'''

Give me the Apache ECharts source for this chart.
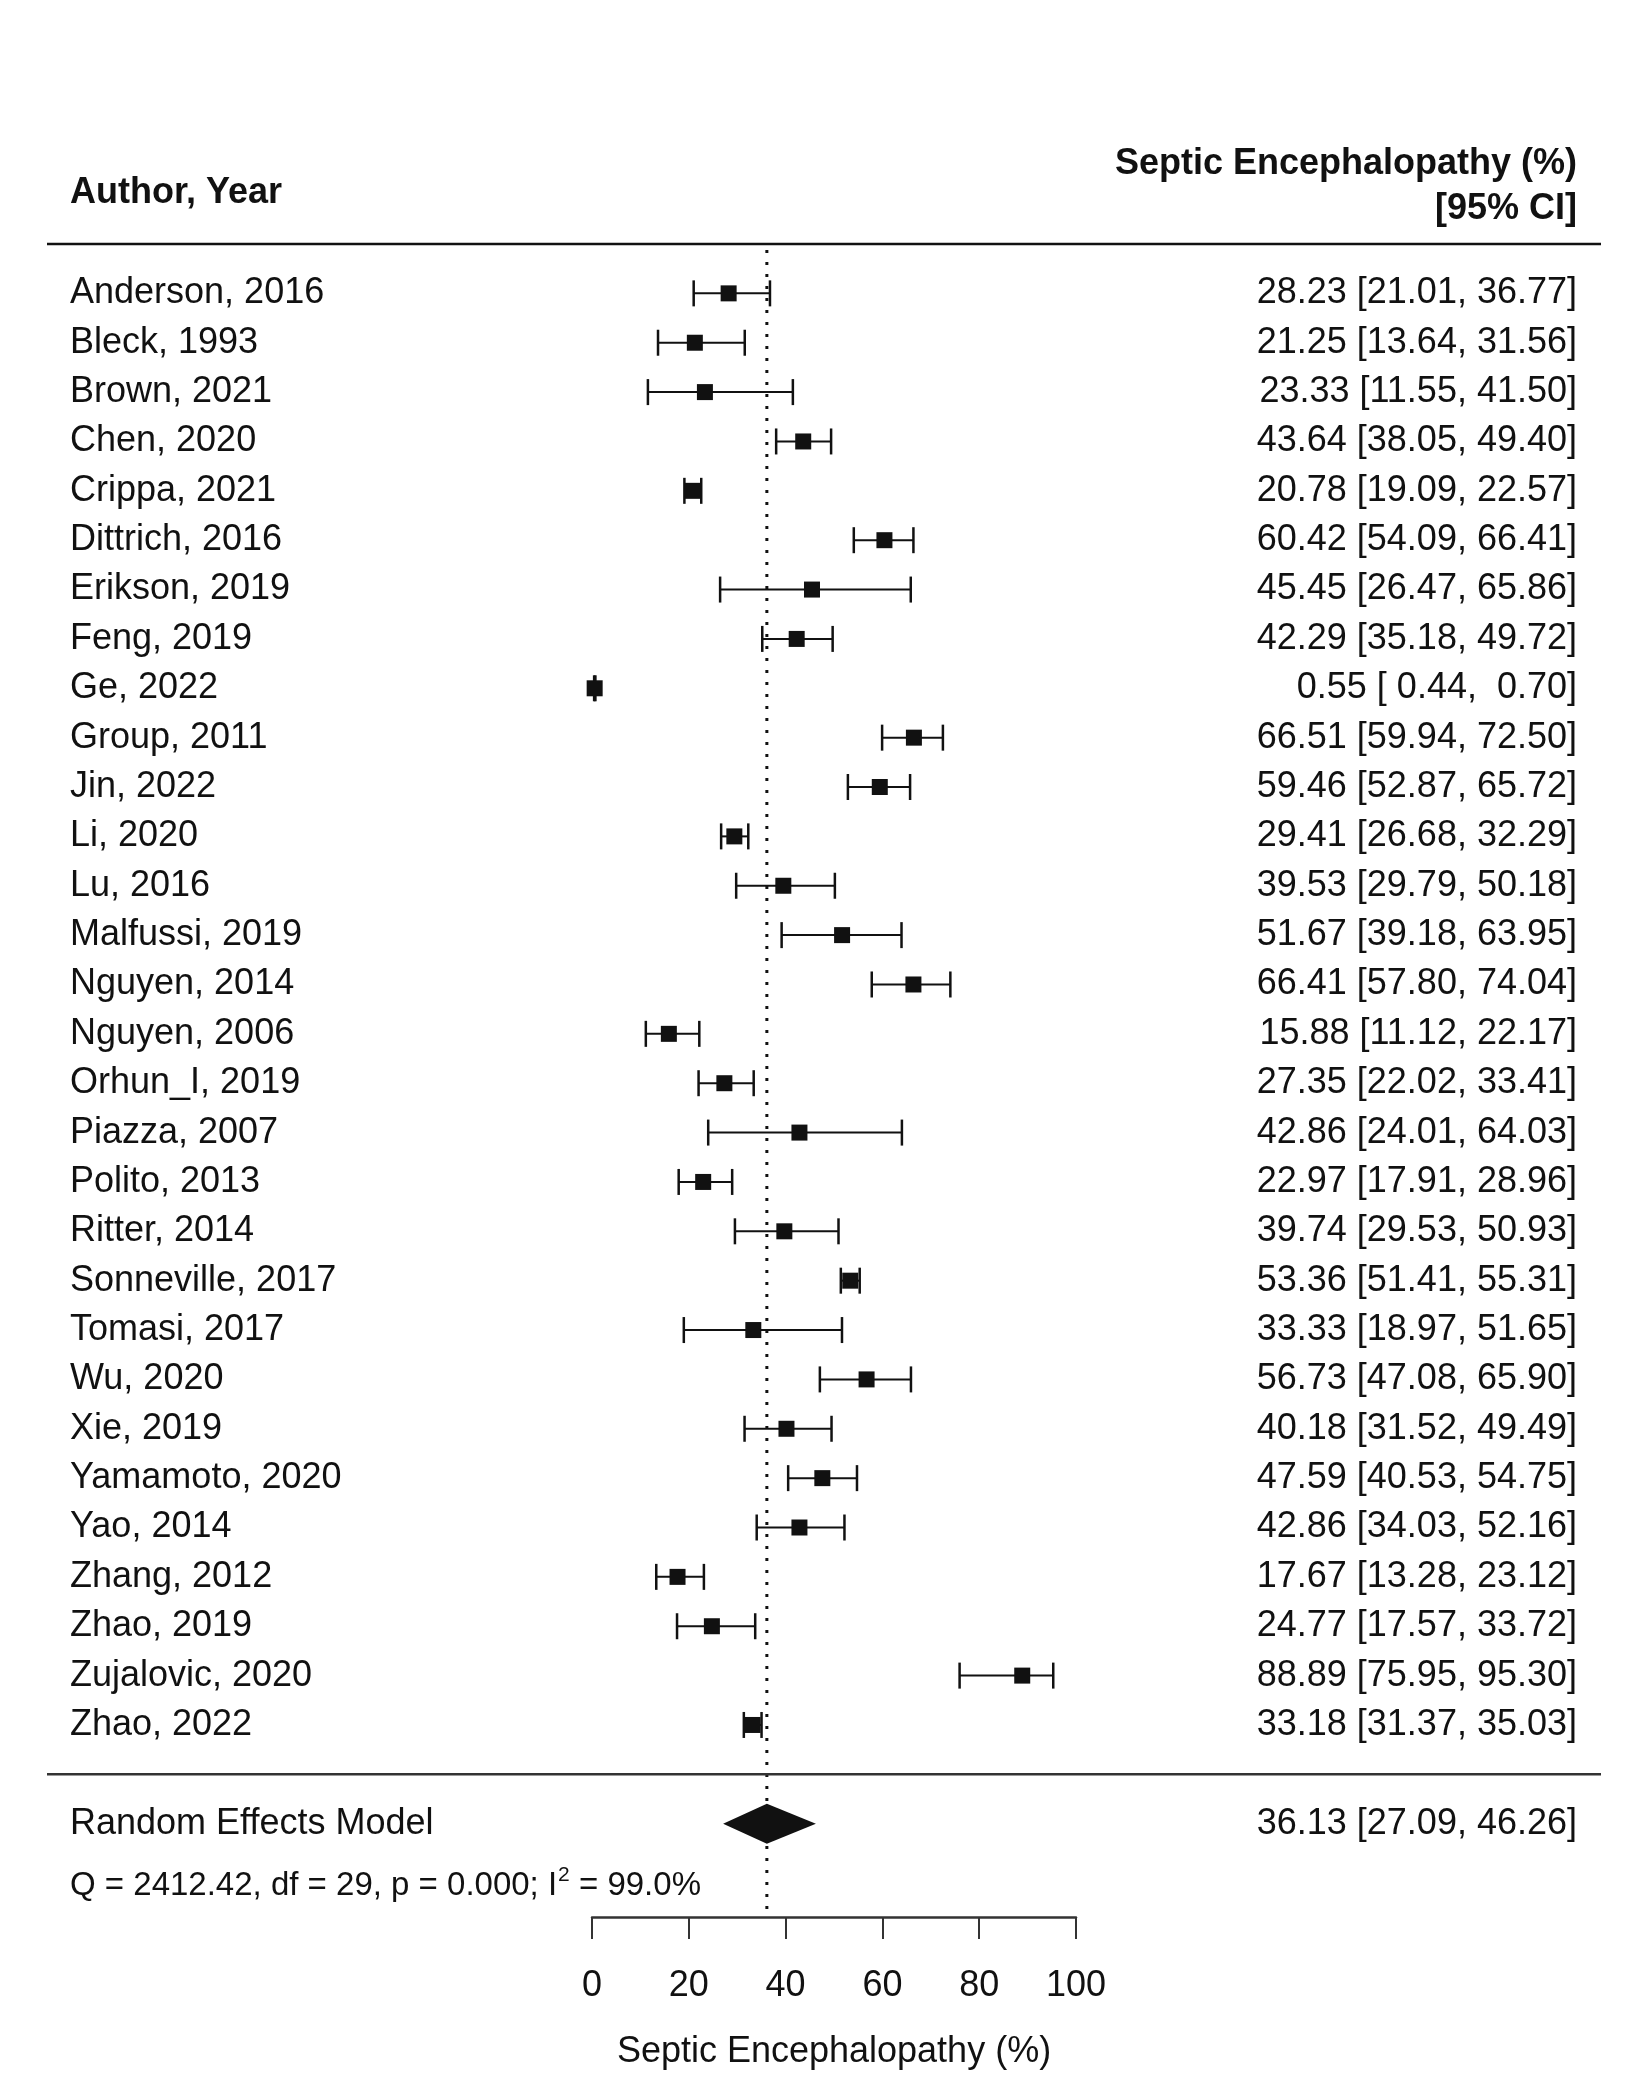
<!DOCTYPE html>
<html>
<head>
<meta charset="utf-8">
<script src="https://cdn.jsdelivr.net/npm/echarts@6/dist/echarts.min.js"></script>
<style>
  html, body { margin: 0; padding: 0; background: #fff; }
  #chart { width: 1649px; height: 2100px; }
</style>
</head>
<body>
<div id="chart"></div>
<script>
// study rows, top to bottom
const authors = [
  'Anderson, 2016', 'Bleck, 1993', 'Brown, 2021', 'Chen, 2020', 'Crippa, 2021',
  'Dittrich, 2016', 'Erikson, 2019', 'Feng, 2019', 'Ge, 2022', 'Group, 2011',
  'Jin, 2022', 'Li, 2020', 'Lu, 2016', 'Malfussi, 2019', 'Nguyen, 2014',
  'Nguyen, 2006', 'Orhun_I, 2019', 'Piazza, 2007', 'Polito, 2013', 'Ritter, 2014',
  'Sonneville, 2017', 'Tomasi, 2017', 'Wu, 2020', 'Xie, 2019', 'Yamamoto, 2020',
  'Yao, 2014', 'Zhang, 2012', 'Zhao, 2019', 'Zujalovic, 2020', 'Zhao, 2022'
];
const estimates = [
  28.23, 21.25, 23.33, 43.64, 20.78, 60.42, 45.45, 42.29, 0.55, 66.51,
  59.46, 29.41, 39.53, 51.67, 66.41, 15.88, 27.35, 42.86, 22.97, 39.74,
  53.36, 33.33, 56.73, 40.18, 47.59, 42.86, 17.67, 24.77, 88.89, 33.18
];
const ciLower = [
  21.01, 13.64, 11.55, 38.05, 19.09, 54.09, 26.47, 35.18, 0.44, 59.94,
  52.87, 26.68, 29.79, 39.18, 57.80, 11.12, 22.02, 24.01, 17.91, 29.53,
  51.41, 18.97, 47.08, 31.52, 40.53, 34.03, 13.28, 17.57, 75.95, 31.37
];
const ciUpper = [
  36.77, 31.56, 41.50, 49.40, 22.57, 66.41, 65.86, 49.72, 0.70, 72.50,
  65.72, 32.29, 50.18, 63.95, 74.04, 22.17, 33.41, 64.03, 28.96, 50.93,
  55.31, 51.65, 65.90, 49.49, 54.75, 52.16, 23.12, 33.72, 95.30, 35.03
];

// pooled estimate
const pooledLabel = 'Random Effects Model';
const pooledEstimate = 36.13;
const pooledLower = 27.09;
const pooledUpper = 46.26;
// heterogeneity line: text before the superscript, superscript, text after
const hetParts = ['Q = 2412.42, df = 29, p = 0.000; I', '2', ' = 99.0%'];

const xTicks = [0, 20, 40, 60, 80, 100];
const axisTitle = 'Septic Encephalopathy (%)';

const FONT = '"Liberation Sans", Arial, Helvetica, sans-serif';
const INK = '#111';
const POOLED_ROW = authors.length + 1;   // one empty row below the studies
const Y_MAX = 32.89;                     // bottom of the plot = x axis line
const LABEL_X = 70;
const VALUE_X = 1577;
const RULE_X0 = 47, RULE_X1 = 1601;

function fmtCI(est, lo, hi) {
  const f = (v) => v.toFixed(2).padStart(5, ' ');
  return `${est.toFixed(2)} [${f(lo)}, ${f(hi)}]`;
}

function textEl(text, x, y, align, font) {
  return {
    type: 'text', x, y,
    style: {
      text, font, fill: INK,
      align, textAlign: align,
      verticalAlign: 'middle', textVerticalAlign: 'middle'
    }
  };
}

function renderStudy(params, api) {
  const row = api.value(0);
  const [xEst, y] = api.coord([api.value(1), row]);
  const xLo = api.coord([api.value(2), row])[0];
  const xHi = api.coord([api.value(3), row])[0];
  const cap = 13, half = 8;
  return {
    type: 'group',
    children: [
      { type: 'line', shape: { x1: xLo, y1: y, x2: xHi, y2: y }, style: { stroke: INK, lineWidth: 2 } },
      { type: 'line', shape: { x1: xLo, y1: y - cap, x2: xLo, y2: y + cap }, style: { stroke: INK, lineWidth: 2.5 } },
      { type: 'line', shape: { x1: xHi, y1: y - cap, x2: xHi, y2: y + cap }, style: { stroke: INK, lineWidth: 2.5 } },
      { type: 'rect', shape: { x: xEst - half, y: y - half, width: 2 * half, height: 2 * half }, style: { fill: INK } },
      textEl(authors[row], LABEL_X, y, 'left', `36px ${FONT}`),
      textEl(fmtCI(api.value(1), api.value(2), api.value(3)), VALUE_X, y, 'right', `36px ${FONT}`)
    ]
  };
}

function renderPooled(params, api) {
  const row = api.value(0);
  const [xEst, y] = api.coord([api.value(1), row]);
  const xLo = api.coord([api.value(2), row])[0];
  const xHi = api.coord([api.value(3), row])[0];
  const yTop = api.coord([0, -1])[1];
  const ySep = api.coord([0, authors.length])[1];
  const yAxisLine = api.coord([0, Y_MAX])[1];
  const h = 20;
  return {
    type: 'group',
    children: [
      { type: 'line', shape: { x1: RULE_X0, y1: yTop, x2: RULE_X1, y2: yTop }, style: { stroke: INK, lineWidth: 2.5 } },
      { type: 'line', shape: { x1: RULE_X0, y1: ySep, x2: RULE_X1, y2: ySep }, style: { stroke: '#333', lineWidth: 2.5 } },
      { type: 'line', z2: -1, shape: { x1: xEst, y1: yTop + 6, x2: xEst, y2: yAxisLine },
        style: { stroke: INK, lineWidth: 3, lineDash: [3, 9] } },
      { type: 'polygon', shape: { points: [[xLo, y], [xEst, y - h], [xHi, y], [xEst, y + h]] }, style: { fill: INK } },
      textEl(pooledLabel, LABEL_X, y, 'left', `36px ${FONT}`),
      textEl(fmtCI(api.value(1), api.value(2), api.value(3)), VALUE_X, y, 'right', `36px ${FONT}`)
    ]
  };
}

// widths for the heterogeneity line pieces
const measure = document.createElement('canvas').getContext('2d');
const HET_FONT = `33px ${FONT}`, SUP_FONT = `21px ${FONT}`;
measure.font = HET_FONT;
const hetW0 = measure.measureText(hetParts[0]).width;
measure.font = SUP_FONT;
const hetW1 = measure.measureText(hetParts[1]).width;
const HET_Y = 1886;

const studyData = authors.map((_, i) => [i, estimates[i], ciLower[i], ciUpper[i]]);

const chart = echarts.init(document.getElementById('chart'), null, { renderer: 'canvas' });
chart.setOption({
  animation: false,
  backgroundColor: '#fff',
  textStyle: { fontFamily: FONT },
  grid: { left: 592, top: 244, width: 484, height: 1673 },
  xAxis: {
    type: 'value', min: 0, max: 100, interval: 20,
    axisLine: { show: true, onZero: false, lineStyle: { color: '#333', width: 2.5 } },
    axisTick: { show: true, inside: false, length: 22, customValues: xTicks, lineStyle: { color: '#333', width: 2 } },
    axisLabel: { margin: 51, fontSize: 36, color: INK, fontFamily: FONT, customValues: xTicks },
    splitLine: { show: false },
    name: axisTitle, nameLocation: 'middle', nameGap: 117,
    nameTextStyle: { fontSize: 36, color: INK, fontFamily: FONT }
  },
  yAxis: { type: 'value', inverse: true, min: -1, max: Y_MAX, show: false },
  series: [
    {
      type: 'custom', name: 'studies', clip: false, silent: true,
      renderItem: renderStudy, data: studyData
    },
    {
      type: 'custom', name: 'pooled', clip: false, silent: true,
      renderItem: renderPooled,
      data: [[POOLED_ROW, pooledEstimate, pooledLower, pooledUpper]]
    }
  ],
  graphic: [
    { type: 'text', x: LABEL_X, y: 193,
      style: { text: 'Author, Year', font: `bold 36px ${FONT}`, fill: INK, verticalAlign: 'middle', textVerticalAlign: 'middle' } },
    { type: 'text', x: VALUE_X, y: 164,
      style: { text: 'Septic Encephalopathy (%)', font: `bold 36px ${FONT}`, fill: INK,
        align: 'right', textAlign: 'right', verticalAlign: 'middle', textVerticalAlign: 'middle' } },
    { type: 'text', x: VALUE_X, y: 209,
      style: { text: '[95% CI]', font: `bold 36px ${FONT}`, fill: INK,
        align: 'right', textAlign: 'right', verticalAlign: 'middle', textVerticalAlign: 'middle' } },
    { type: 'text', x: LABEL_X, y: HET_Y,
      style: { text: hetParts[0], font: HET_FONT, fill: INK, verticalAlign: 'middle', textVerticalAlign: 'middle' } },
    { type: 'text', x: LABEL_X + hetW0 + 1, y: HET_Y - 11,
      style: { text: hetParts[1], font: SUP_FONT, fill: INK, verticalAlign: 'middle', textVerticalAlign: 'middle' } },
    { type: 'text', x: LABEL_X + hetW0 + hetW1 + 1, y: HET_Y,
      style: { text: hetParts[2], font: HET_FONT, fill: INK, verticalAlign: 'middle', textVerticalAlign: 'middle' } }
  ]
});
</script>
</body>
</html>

'''

Goal of the exercise: Begin at the first line of the material and copy each line exactly through the one containing "const RULE_X0 = 47, RULE_X1 = 1601;". Omit pictures.

Answer in full:
Give me the Apache ECharts source for this chart.
<!DOCTYPE html>
<html>
<head>
<meta charset="utf-8">
<script src="https://cdn.jsdelivr.net/npm/echarts@6/dist/echarts.min.js"></script>
<style>
  html, body { margin: 0; padding: 0; background: #fff; }
  #chart { width: 1649px; height: 2100px; }
</style>
</head>
<body>
<div id="chart"></div>
<script>
// study rows, top to bottom
const authors = [
  'Anderson, 2016', 'Bleck, 1993', 'Brown, 2021', 'Chen, 2020', 'Crippa, 2021',
  'Dittrich, 2016', 'Erikson, 2019', 'Feng, 2019', 'Ge, 2022', 'Group, 2011',
  'Jin, 2022', 'Li, 2020', 'Lu, 2016', 'Malfussi, 2019', 'Nguyen, 2014',
  'Nguyen, 2006', 'Orhun_I, 2019', 'Piazza, 2007', 'Polito, 2013', 'Ritter, 2014',
  'Sonneville, 2017', 'Tomasi, 2017', 'Wu, 2020', 'Xie, 2019', 'Yamamoto, 2020',
  'Yao, 2014', 'Zhang, 2012', 'Zhao, 2019', 'Zujalovic, 2020', 'Zhao, 2022'
];
const estimates = [
  28.23, 21.25, 23.33, 43.64, 20.78, 60.42, 45.45, 42.29, 0.55, 66.51,
  59.46, 29.41, 39.53, 51.67, 66.41, 15.88, 27.35, 42.86, 22.97, 39.74,
  53.36, 33.33, 56.73, 40.18, 47.59, 42.86, 17.67, 24.77, 88.89, 33.18
];
const ciLower = [
  21.01, 13.64, 11.55, 38.05, 19.09, 54.09, 26.47, 35.18, 0.44, 59.94,
  52.87, 26.68, 29.79, 39.18, 57.80, 11.12, 22.02, 24.01, 17.91, 29.53,
  51.41, 18.97, 47.08, 31.52, 40.53, 34.03, 13.28, 17.57, 75.95, 31.37
];
const ciUpper = [
  36.77, 31.56, 41.50, 49.40, 22.57, 66.41, 65.86, 49.72, 0.70, 72.50,
  65.72, 32.29, 50.18, 63.95, 74.04, 22.17, 33.41, 64.03, 28.96, 50.93,
  55.31, 51.65, 65.90, 49.49, 54.75, 52.16, 23.12, 33.72, 95.30, 35.03
];

// pooled estimate
const pooledLabel = 'Random Effects Model';
const pooledEstimate = 36.13;
const pooledLower = 27.09;
const pooledUpper = 46.26;
// heterogeneity line: text before the superscript, superscript, text after
const hetParts = ['Q = 2412.42, df = 29, p = 0.000; I', '2', ' = 99.0%'];

const xTicks = [0, 20, 40, 60, 80, 100];
const axisTitle = 'Septic Encephalopathy (%)';

const FONT = '"Liberation Sans", Arial, Helvetica, sans-serif';
const INK = '#111';
const POOLED_ROW = authors.length + 1;   // one empty row below the studies
const Y_MAX = 32.89;                     // bottom of the plot = x axis line
const LABEL_X = 70;
const VALUE_X = 1577;
const RULE_X0 = 47, RULE_X1 = 1601;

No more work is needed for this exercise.